NEWS

The story of a building

The National Gallery was originally housed in the main building of the National Technical University of Athens, where it remained until 1940 when war came. Its unification in 1954 with the legacy of Alexandros Soutzos significantly boosted the gallery’s development, but the gallery still did not have a real home. In 1956 an architectural competition attracted the architectural elite of Greece. The younger generation (Milonas and Fatouros) won. The winning entry, to which Nikos Moutsopoulos had also contributed, was a five-story building in the brutalist style. What is not generally known is that the original competition was for the gallery to be located on a plot of land next to the Byzantine Museum. Eventually the new building was erected on the triangle formed by Vassileos Constantinou and Megalou Alexandrou avenues and Michalakopoulou Street, opposite the Hilton Hotel.
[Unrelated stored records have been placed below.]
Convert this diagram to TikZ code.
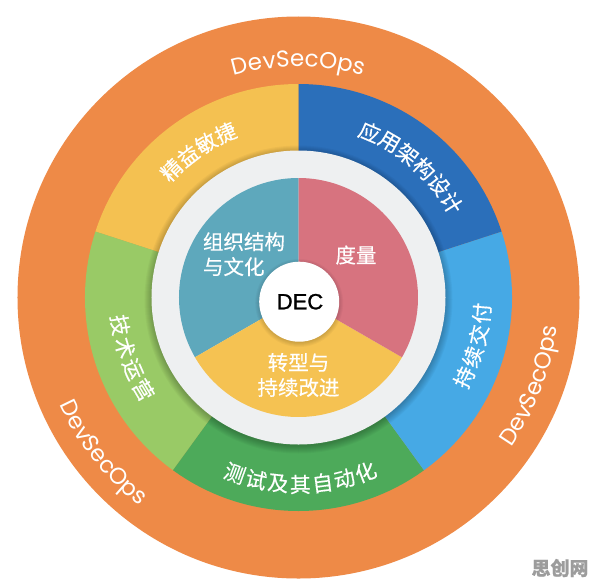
\documentclass[tikz,border=0pt]{standalone}
\usepackage{fontspec}
\setmainfont{Poppins}
\newfontfamily\cjk[FakeBold=0.4]{Noto Sans CJK SC}
\newfontfamily\decfont[FakeBold=1.2]{Liberation Sans}
\usetikzlibrary{decorations.text}

\definecolor{devorange}{HTML}{EE8A47}
\definecolor{segyellow}{HTML}{F4C151}
\definecolor{segblue}{HTML}{2B6FBA}
\definecolor{seglight}{HTML}{46A9E5}
\definecolor{seggreen}{HTML}{4DAA5A}
\definecolor{seglime}{HTML}{99CA66}
\definecolor{pieteal}{HTML}{5EA8BC}
\definecolor{piepink}{HTML}{D7737F}
\definecolor{pieyellow}{HTML}{F5C252}
\definecolor{ringgrey}{HTML}{EEF0F1}
\definecolor{wmgrey}{HTML}{9C9C9C}

\tikzset{
  ringlabel/.style={text=white, inner sep=0pt, font=\cjk\fontsize{21}{21}\selectfont},
  pielabel/.style={text=white, inner sep=0pt, font=\cjk\fontsize{20.5}{25}\selectfont},
  devlabel/.style={decorate, decoration={text along path, text align=center, text color=white,
    text={|\fontsize{23}{23}\selectfont|#1}}}
}

\newcommand{\arcchars}[6]{%
  \foreach \ch [count=\k] in {#2} {
    \pgfmathsetmacro{\ang}{#3+(\k-1)*(#4)}
    \node[ringlabel, rotate=\ang+#6] (#1-\k) at (\ang:#5) {\ch};
  }}

\begin{document}
\begin{tikzpicture}[x=1pt, y=1pt]
        \useasboundingbox[fill=white] (-298.5,-289.5) rectangle (297.5,297.5);

        \fill[devorange] (0,0) circle[radius=281];

        \fill[segyellow] (0,0) -- (90:213.5) arc[start angle=90, end angle=162, radius=213.5] -- cycle;
        \fill[seglime] (0,0) -- (162:213.5) arc[start angle=162, end angle=234, radius=213.5] -- cycle;
        \fill[seggreen] (0,0) -- (234:213.5) arc[start angle=234, end angle=306, radius=213.5] -- cycle;
        \fill[seglight] (0,0) -- (306:213.5) arc[start angle=306, end angle=378, radius=213.5] -- cycle;
        \fill[segblue] (0,0) -- (18:213.5) arc[start angle=18, end angle=90, radius=213.5] -- cycle;

        \foreach \s in {0,...,7}
            \fill[black, opacity=0.03] (0,-2) circle[radius=147+\s];
        \fill[ringgrey] (0,0) circle[radius=147];

        \fill[pieteal] (0,0) -- (90:119.5) arc[start angle=90, end angle=210, radius=119.5] -- cycle;
        \fill[pieyellow] (0,0) -- (210:119.5) arc[start angle=210, end angle=330, radius=119.5] -- cycle;
        \fill[piepink] (0,0) -- (330:119.5) arc[start angle=330, end angle=450, radius=119.5] -- cycle;

        \foreach \s in {0,...,4}
            \fill[black, opacity=0.03] (0.7,-5.5) circle[radius=40+\s];
        \fill[white] (0.7,-4.2) circle[radius=40];

        \path[devlabel=DevSecOps] (150:231) arc[start angle=150, end angle=30, radius=231];
        \path[devlabel=DevSecOps] (-80.8:260) arc[start angle=-80.8, end angle=39.2, radius=260];
        \path[devlabel=DevSecOps] (158.5:262) arc[start angle=158.5, end angle=278.5, radius=262];

        \arcchars{agile}{精,益,敏,捷}{134.9}{-7}{180}{-90}
        \arcchars{arch}{应,用,架,构,设,计}{66.7}{-7}{180}{-90}
        \arcchars{deliv}{持,续,交,付}{-25.7}{6.93}{184}{90}
        \arcchars{test}{测,试,及,其,自,动,化}{250.1}{6.82}{187}{90}
        \arcchars{ops}{技,术,运,营}{188.8}{7.33}{180.6}{90}

        \node[pielabel, align=left] (org) at (-54.5,43.3) {组织结构\\与文化};
        \node[pielabel] (measure) at (57.5,42.5) {度量};
        \node[pielabel, align=center] (trans) at (0,-77.5) {转型与\\持续改进};
        \node[font=\decfont\fontsize{22}{22}\selectfont] (dec) at (1.5,-4.2) {DEC};

        \node[text=wmgrey, font=\cjk\bfseries\fontsize{19}{19}\selectfont] (wm) at (261.5,-270.5) {思创网};
\end{tikzpicture}
\end{document}
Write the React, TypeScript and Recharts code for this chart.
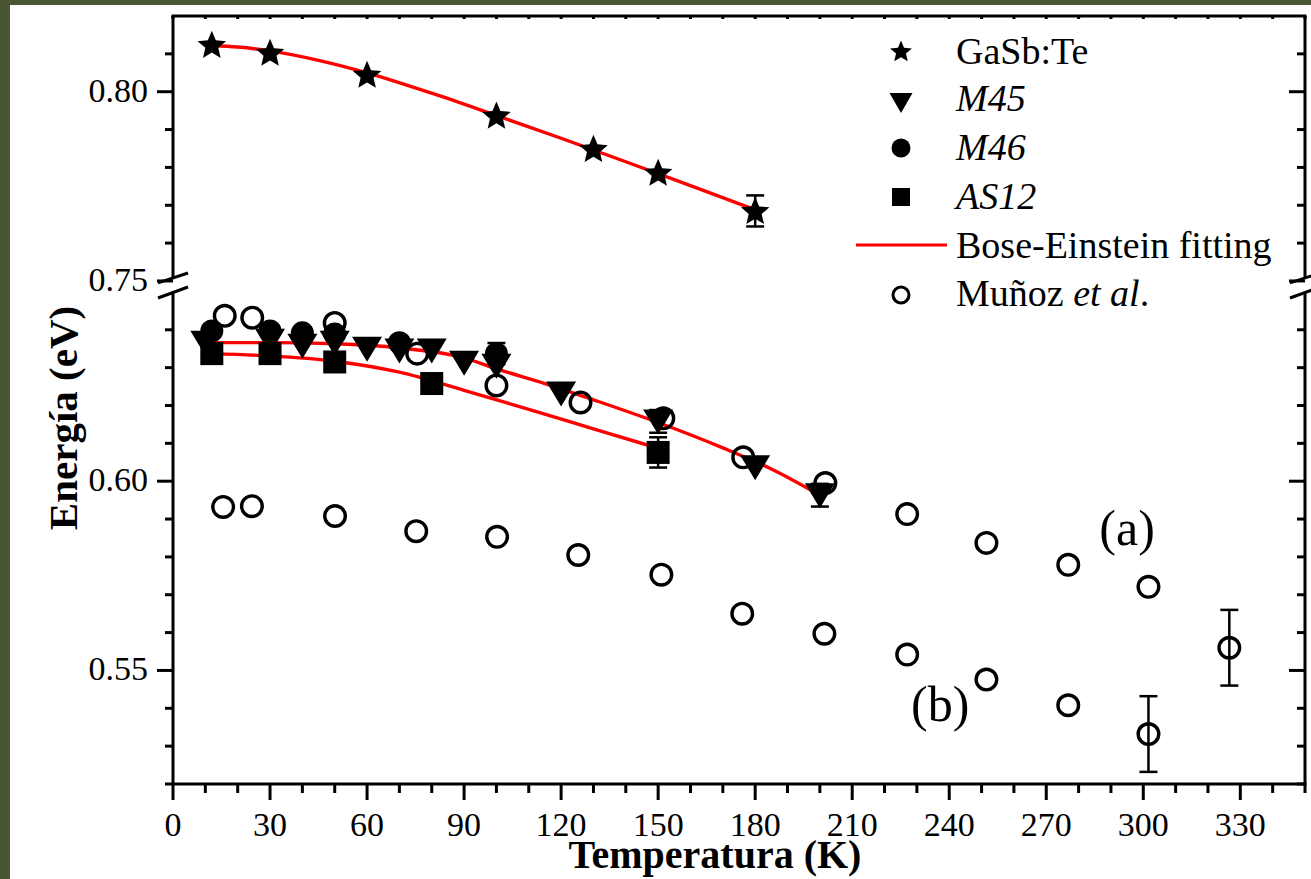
import React from 'react';
import {
  ComposedChart,
  Scatter,
  Line,
  XAxis,
  YAxis,
  ErrorBar,
  ReferenceLine,
  ReferenceDot,
  Legend,
  Label,
} from 'recharts';

const FONT = "'Liberation Serif', 'Times New Roman', Times, serif";
const W = 1311;
const H = 879;

// ---------- data (T in K, E in eV) ----------
const gasbT = [12, 30, 60, 100, 130, 150, 180];
const gasbE = [0.8124, 0.8103, 0.8045, 0.7937, 0.7849, 0.7786, 0.7685];
const gasbErr = [null, null, null, null, null, null, 0.0041];

const m45T = [10, 30, 40, 50, 60, 70, 80, 90, 100, 120, 150, 180, 200];
const m45E = [0.6366, 0.6371, 0.6358, 0.6366, 0.635, 0.6345, 0.6345, 0.6313, 0.6305, 0.6232, 0.6158, 0.6037, 0.5963];
const m45Err = [null, null, null, null, null, null, null, null, null, null, 0.003, null, 0.003];

const m46T = [12, 30, 40, 50, 70, 100];
const m46E = [0.6397, 0.6397, 0.6392, 0.6389, 0.6366, 0.6337];
const m46Err = [null, null, null, null, null, 0.0028];

const as12T = [12, 30, 50, 80, 150];
const as12E = [0.6337, 0.6337, 0.6315, 0.6258, 0.6076];
const as12Err = [null, null, null, null, 0.004];

const munozAT = [16, 24.5, 50, 75.5, 100, 126, 151.6, 176.3, 201.7, 227, 251.5, 276.8, 301.6, 326.6];
const munozAE = [0.6437, 0.6432, 0.6418, 0.6337, 0.6253, 0.6208, 0.6166, 0.6063, 0.5995, 0.5913, 0.5837, 0.5779, 0.5721, 0.556];
const munozAErr = [null, null, null, null, null, null, null, null, null, null, null, null, null, 0.01];

const munozBT = [15.5, 24.4, 50.1, 75.2, 100.2, 125.3, 151, 176, 201.4, 227, 251.5, 276.8, 301.6];
const munozBE = [0.5932, 0.5934, 0.5908, 0.5868, 0.5853, 0.5805, 0.5753, 0.565, 0.5597, 0.5542, 0.5476, 0.5408, 0.5332];
const munozBErr = [null, null, null, null, null, null, null, null, null, null, null, null, 0.01];

const fitGasbT = [12, 20, 30, 45, 60, 80, 100, 120, 140, 160, 180];
const fitGasbE = [0.8122, 0.8118, 0.8108, 0.8083, 0.805, 0.7996, 0.7937, 0.7877, 0.7815, 0.7752, 0.7688];

const fitMT = [12, 30, 50, 70, 90, 100, 115, 130, 150, 170, 185, 200];
const fitME = [0.6366, 0.6366, 0.6363, 0.6352, 0.6326, 0.6297, 0.6258, 0.6215, 0.6155, 0.6088, 0.6032, 0.5963];

const fitAST = [12, 30, 50, 70, 90, 110, 130, 150];
const fitASE = [0.6337, 0.6331, 0.6317, 0.6288, 0.624, 0.619, 0.6138, 0.6087];

const xTicks = [0, 10, 20, 30, 40, 50, 60, 70, 80, 90, 100, 110, 120, 130, 140, 150, 160, 170, 180, 190, 200, 210, 220, 230, 240, 250, 260, 270, 280, 290, 300, 310, 320, 330, 340, 350];
const xMajor = [0, 30, 60, 90, 120, 150, 180, 210, 240, 270, 300, 330];
const yTicksLower = [0.52, 0.53, 0.54, 0.55, 0.56, 0.57, 0.58, 0.59, 0.6, 0.61, 0.62, 0.63, 0.64];
const yTicksUpper = [0.75, 0.76, 0.77, 0.78, 0.79, 0.8, 0.81];
const yMajor = [0.55, 0.6, 0.75, 0.8];

const legendNames = ['GaSb:Te', 'M45', 'M46', 'AS12', 'Bose-Einstein fitting', 'Muñoz'];

// ---------- broken y axis ----------
const GAP = 0.0971; // collapsed span between 0.6529 and 0.75
const Y_MIN = 0.52;
const Y_MAX = 0.82 - GAP;
const tf = (v: number) => (v > 0.7 ? v - GAP : v);
const orig = (d: number) => Math.round((d > 0.652 ? d + GAP : d) * 100) / 100;
const yTicks = [...yTicksLower, ...yTicksUpper.map(tf)];
const BRK_LO = 0.6497;
const BRK_HI = 0.6534;

const rows = (ts: number[], es: number[], errs?: (number | null)[]) =>
  ts.map((t, i) => ({ t, e: tf(es[i]), err: errs ? errs[i] : null }));

const gasbData = rows(gasbT, gasbE, gasbErr);
const m45Data = rows(m45T, m45E, m45Err);
const m46Data = rows(m46T, m46E, m46Err);
const as12Data = rows(as12T, as12E, as12Err);
const munozAData = rows(munozAT, munozAE, munozAErr);
const munozBData = rows(munozBT, munozBE, munozBErr);
const fitGasbData = rows(fitGasbT, fitGasbE);
const fitMData = rows(fitMT, fitME);
const fitASData = rows(fitAST, fitASE);

// ---------- marker shapes ----------
const starPts = (cx: number, cy: number, R: number, r: number) => {
  const p: string[] = [];
  for (let i = 0; i < 10; i++) {
    const rad = i % 2 === 0 ? R : r;
    const a = -Math.PI / 2 + (i * Math.PI) / 5;
    p.push(`${cx + rad * Math.cos(a)},${cy + rad * Math.sin(a)}`);
  }
  return p.join(' ');
};
const Star = (p: any) => <polygon points={starPts(p.cx, p.cy + 1, 15, 6.8)} fill="#000" />;
const Tri = (p: any) => (
  <polygon points={`${p.cx - 15},${p.cy - 12} ${p.cx + 15},${p.cy - 12} ${p.cx},${p.cy + 13}`} fill="#000" />
);
const Dot = (p: any) => <circle cx={p.cx} cy={p.cy} r={11.5} fill="#000" />;
const Sq = (p: any) => <rect x={p.cx - 11.5} y={p.cy - 11.5} width={23} height={23} fill="#000" />;
const Ring = (p: any) => <circle cx={p.cx} cy={p.cy} r={10.3} fill="none" stroke="#000" strokeWidth={3.4} />;

// ---------- axis ticks ----------
const XTick = (p: any) => {
  const v = p.payload.value;
  const major = xMajor.includes(v);
  const y0 = 784;
  return (
    <g>
      <line x1={p.x} x2={p.x} y1={y0} y2={y0 + (major ? 16 : 9)} stroke="#000" strokeWidth={3} />
      {major && (
        <text x={p.x} y={y0 + 52} textAnchor="middle" fontSize={34} fontFamily={FONT} fill="#000">
          {v}
        </text>
      )}
    </g>
  );
};
const XTopTick = (p: any) => (
  <line x1={p.x} x2={p.x} y1={16} y2={19} stroke="#000" strokeWidth={3} />
);
const YTick = (p: any) => {
  const o = orig(p.payload.value);
  const major = yMajor.some((m) => Math.abs(m - o) < 1e-6);
  const x0 = 173;
  return (
    <g>
      <line x1={x0} x2={x0 - (major ? 16 : 8)} y1={p.y} y2={p.y} stroke="#000" strokeWidth={3} />
      {major && (
        <text x={x0 - 25} y={p.y + 10} textAnchor="end" fontSize={34} fontFamily={FONT} fill="#000">
          {o.toFixed(2)}
        </text>
      )}
    </g>
  );
};
const YRightTick = (p: any) => {
  const o = orig(p.payload.value);
  const major = yMajor.some((m) => Math.abs(m - o) < 1e-6);
  const x0 = 1305;
  return <line x1={x0} x2={x0 - (major ? 16 : 8)} y1={p.y} y2={p.y} stroke="#000" strokeWidth={3} />;
};

const XTitle = () => (
  <text x={715} y={868} textAnchor="middle" fontSize={40} fontWeight="bold" fontFamily={FONT} fill="#000">
    Temperatura (K)
  </text>
);
const YTitle = () => (
  <text
    x={77}
    y={418}
    transform="rotate(-90, 77, 418)"
    textAnchor="middle"
    fontSize={41}
    fontWeight="bold"
    fontFamily={FONT}
    fill="#000"
  >
    Energía (eV)
  </text>
);

const LegendBox = () => {
  const tx = 116;
  const ts = { fontSize: 38, fontFamily: FONT, fill: '#000' } as any;
  return (
    <svg width={460} height={320} style={{ display: 'block' }}>
      <polygon points={starPts(61, 52, 11.5, 5.2)} fill="#000" />
      <text x={tx} y={64} {...ts}>{legendNames[0]}</text>
      <polygon points="49.5,93 72.5,93 61,113" fill="#000" />
      <text x={tx} y={111} {...ts} fontStyle="italic">{legendNames[1]}</text>
      <circle cx={61} cy={148} r={9.5} fill="#000" />
      <text x={tx} y={160} {...ts} fontStyle="italic">{legendNames[2]}</text>
      <rect x={52} y={188} width={18} height={18} fill="#000" />
      <text x={tx} y={209} {...ts} fontStyle="italic">{legendNames[3]}</text>
      <line x1={16} x2={107} y1={245} y2={245} stroke="#ff0000" strokeWidth={3} />
      <text x={tx} y={258} {...ts}>{legendNames[4]}</text>
      <circle cx={61} cy={295} r={8} fill="none" stroke="#000" strokeWidth={3} />
      <text x={tx} y={306} {...ts}>
        {legendNames[5] + ' '}
        <tspan fontStyle="italic">et al</tspan>.
      </text>
    </svg>
  );
};

const axisSeg = { stroke: '#000', strokeWidth: 3, ifOverflow: 'visible' as const };

export default function App() {
  return (
    <div style={{ position: 'absolute', left: 0, top: 0, width: W, height: H, background: '#4a5631', overflow: 'hidden' }}>
      <div style={{ position: 'absolute', left: 10, top: 5, width: W - 10, height: H - 5, background: '#ffffff' }} />
      <div style={{ position: 'absolute', left: 0, top: 0 }}>
        <ComposedChart width={W} height={H} margin={{ top: 15, right: 5, bottom: 94, left: 172 }}>
          <XAxis
            type="number"
            dataKey="t"
            domain={[0, 350]}
            ticks={xTicks}
            interval={0}
            height={1}
            tickSize={0}
            tickMargin={0}
            tickLine={false}
            axisLine={{ stroke: '#000', strokeWidth: 3, strokeLinecap: 'square' }}
            tick={XTick}
            allowDataOverflow
          >
            <Label content={XTitle} />
          </XAxis>
          <XAxis
            xAxisId="top"
            orientation="top"
            type="number"
            dataKey="t"
            domain={[0, 350]}
            ticks={xTicks}
            interval={0}
            height={1}
            tickSize={0}
            tickMargin={0}
            tickLine={false}
            axisLine={{ stroke: '#000', strokeWidth: 3, strokeLinecap: 'square' }}
            tick={XTopTick}
            allowDataOverflow
          />
          <YAxis
            type="number"
            dataKey="e"
            domain={[Y_MIN, Y_MAX]}
            ticks={yTicks}
            interval={0}
            width={1}
            tickSize={0}
            tickMargin={0}
            tickLine={false}
            axisLine={false}
            tick={YTick}
            allowDataOverflow
          >
            <Label content={YTitle} />
          </YAxis>
          <YAxis
            yAxisId="right"
            orientation="right"
            type="number"
            dataKey="e"
            domain={[Y_MIN, Y_MAX]}
            ticks={yTicks}
            interval={0}
            width={1}
            tickSize={0}
            tickMargin={0}
            tickLine={false}
            axisLine={false}
            tick={YRightTick}
            allowDataOverflow
          />

          {/* broken left / right axis lines */}
          <ReferenceLine segment={[{ x: 0, y: Y_MIN }, { x: 0, y: BRK_LO }]} {...axisSeg} />
          <ReferenceLine segment={[{ x: 0, y: BRK_HI }, { x: 0, y: Y_MAX }]} {...axisSeg} />
          <ReferenceLine segment={[{ x: -4.64, y: 0.6524 }, { x: 4.64, y: 0.655 }]} {...axisSeg} />
          <ReferenceLine segment={[{ x: -4.64, y: 0.6484 }, { x: 4.64, y: 0.6513 }]} {...axisSeg} />
          <ReferenceLine segment={[{ x: 350, y: Y_MIN }, { x: 350, y: BRK_LO }]} {...axisSeg} />
          <ReferenceLine segment={[{ x: 350, y: BRK_HI }, { x: 350, y: Y_MAX }]} {...axisSeg} />
          <ReferenceLine segment={[{ x: 345.36, y: 0.6524 }, { x: 354.64, y: 0.655 }]} {...axisSeg} />
          <ReferenceLine segment={[{ x: 345.36, y: 0.6484 }, { x: 354.64, y: 0.6513 }]} {...axisSeg} />

          <Scatter data={m45Data} shape={Tri} isAnimationActive={false}>
            <ErrorBar dataKey="err" direction="y" width={9} stroke="#000" strokeWidth={2.5} />
          </Scatter>
          <Scatter data={m46Data} shape={Dot} isAnimationActive={false}>
            <ErrorBar dataKey="err" direction="y" width={9} stroke="#000" strokeWidth={2.5} />
          </Scatter>
          <Scatter data={as12Data} shape={Sq} isAnimationActive={false}>
            <ErrorBar dataKey="err" direction="y" width={9} stroke="#000" strokeWidth={2.5} />
          </Scatter>
          <Scatter data={gasbData} shape={Star} isAnimationActive={false}>
            <ErrorBar dataKey="err" direction="y" width={9} stroke="#000" strokeWidth={2.5} />
          </Scatter>
          <Scatter data={munozAData} shape={Ring} isAnimationActive={false}>
            <ErrorBar dataKey="err" direction="y" width={9} stroke="#000" strokeWidth={2.5} />
          </Scatter>
          <Scatter data={munozBData} shape={Ring} isAnimationActive={false}>
            <ErrorBar dataKey="err" direction="y" width={9} stroke="#000" strokeWidth={2.5} />
          </Scatter>

          <Line data={fitGasbData} dataKey="e" type="monotone" stroke="#ff0000" strokeWidth={3.4} dot={false} activeDot={false} isAnimationActive={false} />
          <Line data={fitMData} dataKey="e" type="monotone" stroke="#ff0000" strokeWidth={3.4} dot={false} activeDot={false} isAnimationActive={false} />
          <Line data={fitASData} dataKey="e" type="monotone" stroke="#ff0000" strokeWidth={3.4} dot={false} activeDot={false} isAnimationActive={false} />

          <ReferenceDot x={295} y={0.5879} r={1} fill="none" stroke="none" ifOverflow="visible"
            label={{ value: '(a)', position: 'center', fontSize: 50, fontFamily: FONT, fill: '#000' }} />
          <ReferenceDot x={237.2} y={0.5414} r={1} fill="none" stroke="none" ifOverflow="visible"
            label={{ value: '(b)', position: 'center', fontSize: 50, fontFamily: FONT, fill: '#000' }} />

          <Legend
            layout="horizontal"
            verticalAlign="middle"
            align="center"
            content={LegendBox}
            wrapperStyle={{ left: 840, top: 0, width: 460, height: 320, margin: 0, padding: 0 }}
          />
        </ComposedChart>
      </div>
    </div>
  );
}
The study took 13 years till 1970, with the foundation stone being laid in 1964. Only the basic idea was retained from the original study. The building was lowered by two floors to create the long, narrow, two-story parallelogram of the main building and the single-story cube of the Alexandros Soutzos Museum, joined by a bridge to make an asymmetrical H shape. It was opened in 1976. The missing third floor, which is to be added now, became the subject of rumor. Gossips claimed that the management of the Hilton at that time took steps because it didn’t want its own view impeded.